Short exercise => Where a line in the listing below contains the word "this", copy that line.

::: Dataset entries

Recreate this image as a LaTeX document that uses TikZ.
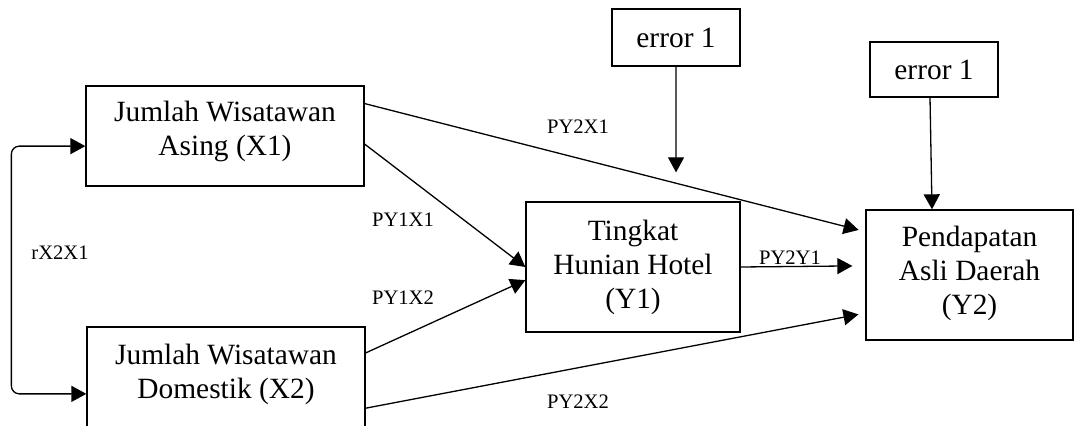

::::::
::: Dataset entries

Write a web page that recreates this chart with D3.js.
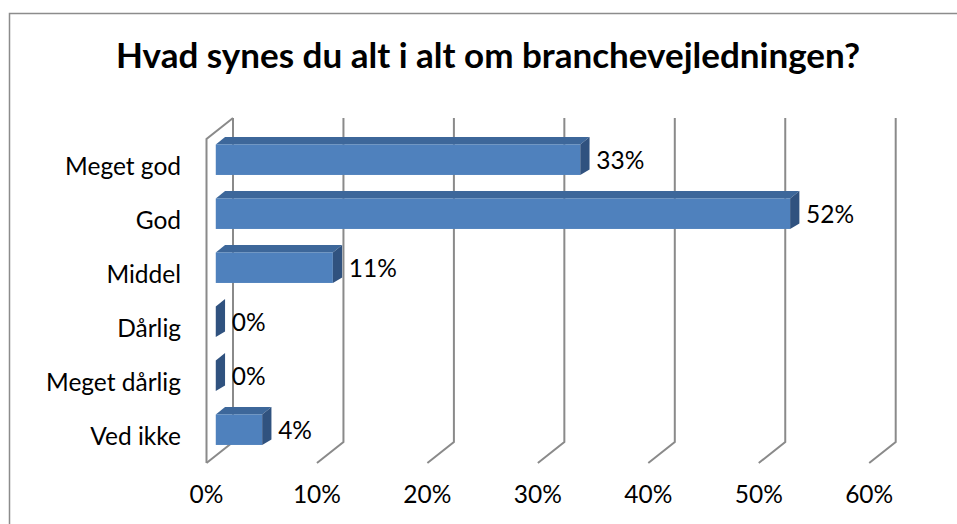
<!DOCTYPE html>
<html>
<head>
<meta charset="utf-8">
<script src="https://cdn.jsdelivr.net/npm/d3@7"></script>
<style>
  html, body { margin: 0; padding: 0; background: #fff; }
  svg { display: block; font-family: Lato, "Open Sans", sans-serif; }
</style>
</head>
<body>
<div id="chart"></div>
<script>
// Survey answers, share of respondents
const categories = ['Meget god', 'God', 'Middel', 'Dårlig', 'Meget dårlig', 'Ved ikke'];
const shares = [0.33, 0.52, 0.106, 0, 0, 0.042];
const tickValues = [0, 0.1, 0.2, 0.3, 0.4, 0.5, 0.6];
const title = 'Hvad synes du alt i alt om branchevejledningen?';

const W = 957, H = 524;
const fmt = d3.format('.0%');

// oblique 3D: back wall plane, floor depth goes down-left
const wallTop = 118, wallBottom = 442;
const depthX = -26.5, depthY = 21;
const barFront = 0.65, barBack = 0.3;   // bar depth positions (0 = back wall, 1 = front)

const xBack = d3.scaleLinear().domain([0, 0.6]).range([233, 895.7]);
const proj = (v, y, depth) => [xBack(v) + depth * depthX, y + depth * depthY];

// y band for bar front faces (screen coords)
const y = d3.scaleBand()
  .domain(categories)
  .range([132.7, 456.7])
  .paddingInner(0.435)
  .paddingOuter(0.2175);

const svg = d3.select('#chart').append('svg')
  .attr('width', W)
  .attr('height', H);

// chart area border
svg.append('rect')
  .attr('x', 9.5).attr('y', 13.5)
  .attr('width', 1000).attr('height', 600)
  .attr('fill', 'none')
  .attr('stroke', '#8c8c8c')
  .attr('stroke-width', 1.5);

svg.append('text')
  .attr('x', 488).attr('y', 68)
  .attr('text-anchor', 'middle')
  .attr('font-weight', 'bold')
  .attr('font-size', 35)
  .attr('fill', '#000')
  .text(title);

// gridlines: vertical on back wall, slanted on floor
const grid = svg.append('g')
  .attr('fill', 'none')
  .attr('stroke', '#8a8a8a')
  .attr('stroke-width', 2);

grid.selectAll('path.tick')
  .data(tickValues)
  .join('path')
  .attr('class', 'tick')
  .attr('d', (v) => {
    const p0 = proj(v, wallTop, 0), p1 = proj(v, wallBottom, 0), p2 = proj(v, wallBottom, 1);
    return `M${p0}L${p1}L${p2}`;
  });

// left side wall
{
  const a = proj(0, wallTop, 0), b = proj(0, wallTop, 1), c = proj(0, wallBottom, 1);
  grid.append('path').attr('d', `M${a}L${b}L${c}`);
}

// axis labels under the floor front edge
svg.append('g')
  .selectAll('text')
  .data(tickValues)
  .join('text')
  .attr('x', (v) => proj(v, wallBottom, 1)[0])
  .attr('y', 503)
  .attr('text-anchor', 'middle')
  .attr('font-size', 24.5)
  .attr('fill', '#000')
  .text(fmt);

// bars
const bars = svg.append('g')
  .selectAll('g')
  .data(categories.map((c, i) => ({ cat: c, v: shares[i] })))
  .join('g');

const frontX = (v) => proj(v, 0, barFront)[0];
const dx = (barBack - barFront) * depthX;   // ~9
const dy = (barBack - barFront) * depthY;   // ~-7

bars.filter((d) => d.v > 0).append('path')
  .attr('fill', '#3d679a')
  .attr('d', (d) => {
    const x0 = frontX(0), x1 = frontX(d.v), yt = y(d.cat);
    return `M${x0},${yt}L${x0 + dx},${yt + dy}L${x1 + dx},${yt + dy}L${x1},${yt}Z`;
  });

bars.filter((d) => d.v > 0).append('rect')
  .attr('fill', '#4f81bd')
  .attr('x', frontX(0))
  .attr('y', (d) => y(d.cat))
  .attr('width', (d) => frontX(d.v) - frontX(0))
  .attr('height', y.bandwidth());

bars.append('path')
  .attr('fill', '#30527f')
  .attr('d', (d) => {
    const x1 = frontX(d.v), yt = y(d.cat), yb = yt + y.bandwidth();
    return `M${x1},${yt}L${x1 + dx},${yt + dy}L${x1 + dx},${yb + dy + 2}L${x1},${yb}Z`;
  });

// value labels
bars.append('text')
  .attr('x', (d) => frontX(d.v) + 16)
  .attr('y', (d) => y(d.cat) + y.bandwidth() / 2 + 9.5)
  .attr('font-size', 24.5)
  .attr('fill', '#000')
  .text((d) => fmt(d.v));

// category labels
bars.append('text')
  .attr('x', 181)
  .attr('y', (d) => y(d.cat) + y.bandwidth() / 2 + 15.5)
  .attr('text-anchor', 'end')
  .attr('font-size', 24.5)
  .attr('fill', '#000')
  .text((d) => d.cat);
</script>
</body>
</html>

::::::

Correct result =>
Recreate this image as a LaTeX document that uses TikZ.
Write a web page that recreates this chart with D3.js.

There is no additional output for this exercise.